As the sun dips behind the Pacific Ocean, Lindsay Romanow’s souped-up silver Toyota Tundra kicks up a cloud of dirt as it exits Highway 1 near the Gorda General Store and climbs the steep and winding ridge road that leads to his home on Big Sur’s south coast.
Romanow is not headed home – his Saturday night is only just beginning. With Connie McCoy riding shotgun, the two locals in their mid-70s are on patrol, armed with an iPad, flashlights, a gardening hoe and walking sticks.
Romanow pulls up unannounced on a group of about eight young people and a large black dog who have settled in on a cliff’s edge, watching the horizon slowly disappear into darkness as a bouncing reggae bassline carries them into the night.
“Hi there, how are you guys doing?” Romanow affably asks, as he turns his flashlight on the campsite and scans the area. “Just out checking for campfires.”
The group seems to let out a collective sigh of relief as they assure the stranger with the interrogating flashlight that there are no campfires here. Romanow and McCoy tell the campers they represent a small volunteer patrol group of local residents who take it upon themselves to ensure no one in the dozens of nearby dispersed campsites has wood or coal-burning campfires.
The young people appear happy to learn that a group is taking the issue of illegal fires seriously. Romanow ends the brief exchange of small talk with a reminder: “Oh, and if you’re going to smoke, you have to do it in the car.”
Romanow and McCoy click off their flashlights and hop back in the Tundra, with up to 33 more similar inspections ahead (if the area is full) before they can go to sleep with peace of mind.
Organized citizen campfire patrols through Los Padres National Forest land began in 2020, when crowds, tipped off by travel bloggers and social media buzz, began gravitating in unprecedented numbers toward Big Sur’s prime dispersed camping locations as an antidote to the pandemic lockdowns. For locals, the scars were still healing from the 2016 Soberanes Fire, a massive blaze that began as an illegal campfire in Garrapata State Park that would go on to swallow 57 homes and more than 130,000 acres. Feeling they needed more than the limited patrol offered by the U.S. Forest Service, the Community Association of Big Sur began paying locals $25 per hour to snuff out illegal campfires.

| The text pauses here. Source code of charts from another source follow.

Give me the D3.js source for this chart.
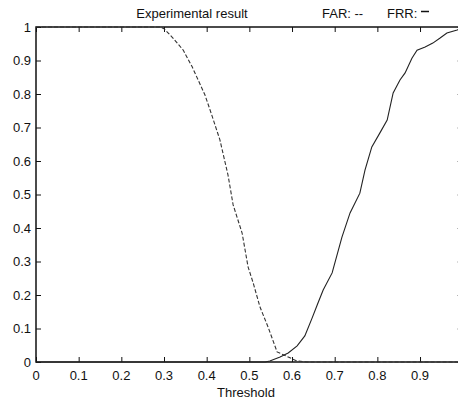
<!DOCTYPE html>
<html><head><meta charset="utf-8">
<script src="https://cdn.jsdelivr.net/npm/d3@7"></script>
<style>body{margin:0;background:#fff}svg{display:block}text{font-family:Arial,"Liberation Sans",sans-serif;fill:#111}</style>
</head><body><svg id="c" width="458" height="400"></svg>
<script>
const xTicks = [0,0.1,0.2,0.3,0.4,0.5,0.6,0.7,0.8,0.9,1];
const xTickLabels = ["0","0.1","0.2","0.3","0.4","0.5","0.6","0.7","0.8","0.9"];
const yTicks = [0,0.1,0.2,0.3,0.4,0.5,0.6,0.7,0.8,0.9,1];
const yTickLabels = ["0","0.1","0.2","0.3","0.4","0.5","0.6","0.7","0.8","0.9","1"];
const farX = [0,0.1,0.2,0.29,0.30,0.321,0.345,0.366,0.396,0.412,0.431,0.450,0.462,0.483,0.497,0.509,0.525,0.544,0.565,0.591,0.61,0.635,0.7,0.8,0.9,1.0];
const farY = [1,1,1,1,0.995,0.967,0.931,0.881,0.797,0.737,0.663,0.558,0.469,0.385,0.284,0.236,0.164,0.104,0.030,0.015,0.004,0,0,0,0,0];
const frrX = [0,0.2,0.4,0.537,0.548,0.572,0.591,0.612,0.630,0.647,0.659,0.673,0.694,0.717,0.736,0.759,0.771,0.787,0.806,0.823,0.837,0.853,0.865,0.881,0.893,0.912,0.930,0.947,0.963,0.987,1.0];
const frrY = [0,0,0,0,0.003,0.015,0.027,0.048,0.078,0.131,0.170,0.215,0.266,0.373,0.445,0.504,0.573,0.642,0.684,0.722,0.803,0.842,0.863,0.907,0.931,0.940,0.952,0.967,0.982,0.991,1.0];

const svg = d3.select("#c");
const x = d3.scaleLinear().domain([0,1]).range([36,462.7]);
const y = d3.scaleLinear().domain([0,1]).range([362,27]);

const g = svg.append("g");
const axB = d3.axisTop(x).tickValues(xTicks).tickSize(5).tickFormat("");
const axT = d3.axisBottom(x).tickValues(xTicks).tickSize(5).tickFormat("");
const axL = d3.axisRight(y).tickValues(yTicks).tickSize(5).tickFormat("");
const axR = d3.axisLeft(y).tickValues(yTicks).tickSize(5).tickFormat("");
[[axB,`translate(0,${y(0)})`],[axT,`translate(0,${y(1)})`],[axL,`translate(${x(0)},0)`],[axR,`translate(${x(1)},0)`]].forEach(([a,t])=>{
  const s = g.append("g").attr("transform",t).call(a);
  s.select(".domain").remove();
  s.selectAll(".tick line").attr("stroke","#111").attr("stroke-width",1);
});
g.append("rect").attr("x",x(0)).attr("y",y(1)).attr("width",x(1)-x(0)).attr("height",y(0)-y(1))
 .attr("fill","none").attr("stroke","#111").attr("stroke-width",1.5);

g.selectAll(".xl").data(xTickLabels).join("text").attr("x",(d,i)=>x(xTicks[i])).attr("y",380)
 .attr("text-anchor","middle").attr("font-size",13).text(d=>d);
g.selectAll(".yl").data(yTickLabels).join("text").attr("x",31).attr("y",(d,i)=>y(yTicks[i])+4.5)
 .attr("text-anchor","end").attr("font-size",13).text(d=>d);

const line = d3.line().x(d=>x(d[0])).y(d=>y(d[1]));
g.append("path").datum(farX.map((v,i)=>[v,farY[i]])).attr("d",line)
 .attr("fill","none").attr("stroke","#333").attr("stroke-width",1.1).attr("stroke-dasharray","4,2");
g.append("path").datum(frrX.map((v,i)=>[v,frrY[i]])).attr("d",line)
 .attr("fill","none").attr("stroke","#222").attr("stroke-width",1.1);

svg.append("text").attr("x",192).attr("y",18).attr("text-anchor","middle").attr("font-size",13).text("Experimental result");
svg.append("text").attr("x",246).attr("y",397).attr("text-anchor","middle").attr("font-size",13).text("Threshold");
svg.append("text").attr("x",322).attr("y",18).attr("font-size",13).text("FAR: --");
svg.append("text").attr("x",387).attr("y",18).attr("font-size",13).text("FRR:");
svg.append("line").attr("x1",421).attr("x2",429).attr("y1",11.5).attr("y2",11.5).attr("stroke","#111").attr("stroke-width",1.5);
</script></body></html>
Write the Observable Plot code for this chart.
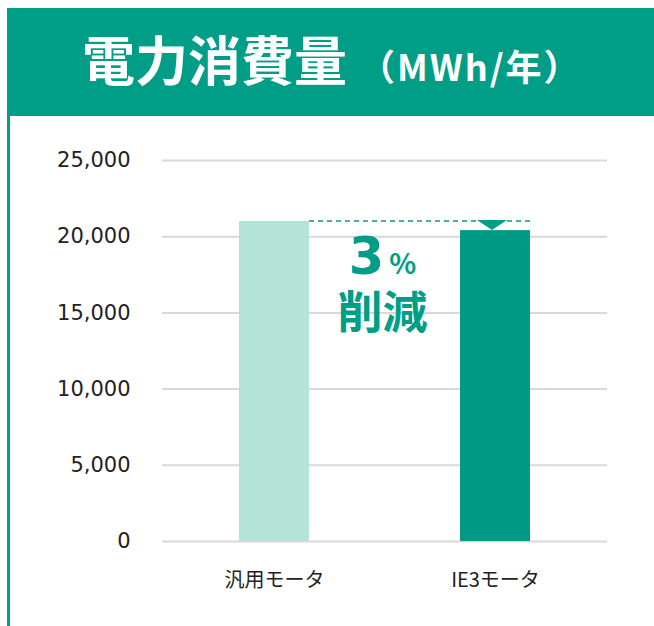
<!DOCTYPE html>
<html>
<head>
<meta charset="utf-8">
<script src="https://cdn.jsdelivr.net/npm/d3@7"></script>
<script src="https://cdn.jsdelivr.net/npm/@observablehq/plot@0.6"></script>
<style>
  html, body { margin: 0; padding: 0; background: #fff; }
  #wrap { position: relative; width: 654px; height: 626px; overflow: hidden; background: #fff; }
  #header { position: absolute; left: 7px; top: 8px; width: 647px; height: 108px; background: #009E86; }
  #title { position: absolute; left: 75px; top: 24px; white-space: nowrap; color: #fff;
           font-family: "Noto Sans CJK JP", sans-serif; font-weight: 700; line-height: 1; }
  #title .main { font-size: 53px; }
  #title .unit { font-size: 36px; margin-left: 12px; letter-spacing: 2px; }
  #leftline { position: absolute; left: 7px; top: 116px; width: 2.5px; height: 510px; background: #009E86; }
  #chart { position: absolute; left: 0; top: 116px; }
</style>
</head>
<body>
<div id="wrap">
  <div id="header"><div id="title"><span class="main">電力消費量</span><span class="unit">（MWh/年）</span></div></div>
  <div id="leftline"></div>
  <div id="chart"></div>
</div>
<script>
const categories = ["汎用モータ", "IE3モータ"];
const values = [21000, 20400];
const barColors = ["#B4E3D7", "#009A85"];
const yTicks = [0, 5000, 10000, 15000, 20000, 25000];
const reductionNumber = "3";
const reductionUnit = "%";
const reductionLabel = "削減";

const data = categories.map((c, i) => ({cat: c, value: values[i], color: barColors[i]}));
const teal = "#009E86";

const chart = Plot.plot({
  width: 654,
  height: 510,
  marginTop: 44,
  marginBottom: 85,
  marginLeft: 162,
  marginRight: 47,
  style: {fontFamily: "'Noto Sans CJK JP', sans-serif", fontSize: "20px", color: "#222", background: "transparent"},
  x: {domain: categories, paddingInner: 0.683, paddingOuter: 0.348, label: null},
  y: {domain: [0, 25000], label: null},
  marks: [
    Plot.gridY(yTicks, {stroke: "#d9d9d9", strokeOpacity: 1, strokeWidth: 2}),
    Plot.barY(data, {x: "cat", y: "value", fill: "color"}),
    Plot.axisY(yTicks, {tickSize: 0, tickPadding: 32, tickFormat: d3.format(","), fontSize: 21,
      fontFamily: "'DejaVu Sans', sans-serif", fill: "#222", label: null}),
    Plot.axisX({tickSize: 0, tickPadding: 31, fontSize: 20, fill: "#222", label: null})
  ]
});
document.getElementById("chart").appendChild(chart);

// annotation via the chart's scales
const xs = chart.scale("x");
const ys = chart.scale("y");
const bw = xs.bandwidth;
const x0 = xs.apply(categories[0]);
const x1 = xs.apply(categories[1]);
const yBase = ys.apply(values[0]);
const yNew = ys.apply(values[1]);
const svg = d3.select(chart.tagName.toLowerCase() === "svg" ? chart : chart.querySelector("svg"));
const g = svg.append("g");
g.append("line")
  .attr("x1", x0 + bw).attr("x2", x1 + bw)
  .attr("y1", yBase).attr("y2", yBase)
  .attr("stroke", teal).attr("stroke-width", 1.5).attr("stroke-dasharray", "5,4");
const cx = x1 + bw / 2 - 3;
g.append("path")
  .attr("d", `M${cx - 15},${yBase - 1} L${cx + 15},${yBase - 1} L${cx},${yNew} Z`)
  .attr("fill", teal);
const mid = (x0 + x1 + bw) / 2 - 2;
const t = g.append("text")
  .attr("text-anchor", "middle")
  .attr("fill", teal)
  .attr("font-weight", 700)
  .attr("font-family", "'Noto Sans CJK JP', sans-serif");
t.append("tspan").attr("x", mid).attr("y", yBase + 53)
  .attr("font-size", 51).attr("font-family", "'DejaVu Sans', sans-serif").text(reductionNumber);
t.append("tspan").attr("font-size", 28).attr("dx", 5).text(reductionUnit);
t.append("tspan").attr("x", mid).attr("y", yBase + 108)
  .attr("font-size", 45).text(reductionLabel);
</script>
</body>
</html>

However, those on patrol are not only seeking out fires. Twice on this particular Saturday night, Romanow and McCoy pull up on visitors that have illegally set up camp on the side of the steep ridge road. “You are not allowed to camp here,” Romanow tells one man standing outside a tent that is sheltering a woman, child and dog. The man is surprised and worried. “It’s a $1,000 fine if enforcement rolls through. We’re not enforcement, but we are going to patrol to the top of the ridge for illegal fires. If you guys are still here when we come back down, we’ll have to collect it in our database.” Romanow gives the man directions to the nearest legal campsite.
Later in the night, Romanow and McCoy pull up on the same group, setting up their tent in an allowable area.
Data collection has become the tool for progress on visitor management in Big Sur. The ability to tally observed abuses of the area and present them objectively to local officials has sparked changes. A steadfast effort to quantify the level of illegal car camping along Highway 1 prompted the County Board of Supervisors last month to increase the penalty for such violations from $200 to $1,000. Now the data is being collected by residents as part of the USFS’ Visitor Use Management effort, the first hard look at how to manage the explosion of tourism through the region.
The volunteer patrols do not have enforcement power, and on this Saturday night in August, they do not need it. The campfires they encounter are fueled by propane hook-ups, which are legal. As Romanow and McCoy lean on their walking sticks while navigating a steep, cratered downslope, Romanow says he had to use his tractor earlier in the day to deconstruct a handful of illegal fire rings he found in the area.
McCoy says that while “99 percent” of the people with illegal campfires extinguish their blazes upon learning of a potential $5,000 fine, on rare occasions she runs into people who are “just jerks.”
She recalls on the most recent Memorial Day Weekend, she approached a large group who had blocked the road with a log and were preparing to set off a giant pile of foraged brush.
The USFS has a single law enforcement patrol officer for the all of Big Sur. USFS Spokesperson Andrew Madsen says the patrolman cannot be everywhere at all times, nor does the USFS have any plans to increase the number of law enforcement officers in the area. So, Madsen says, the agency has to depend on the help of local volunteers.
However, Madsen emphasizes that these volunteer residents need to act thoughtfully and safely, which he says has not always been the case.
As the Saturday night patrol closes, Romanow drops McCoy off at her house around 11pm. The two will team up again the following night, and the following weekends until winter arrives and fire restrictions ease.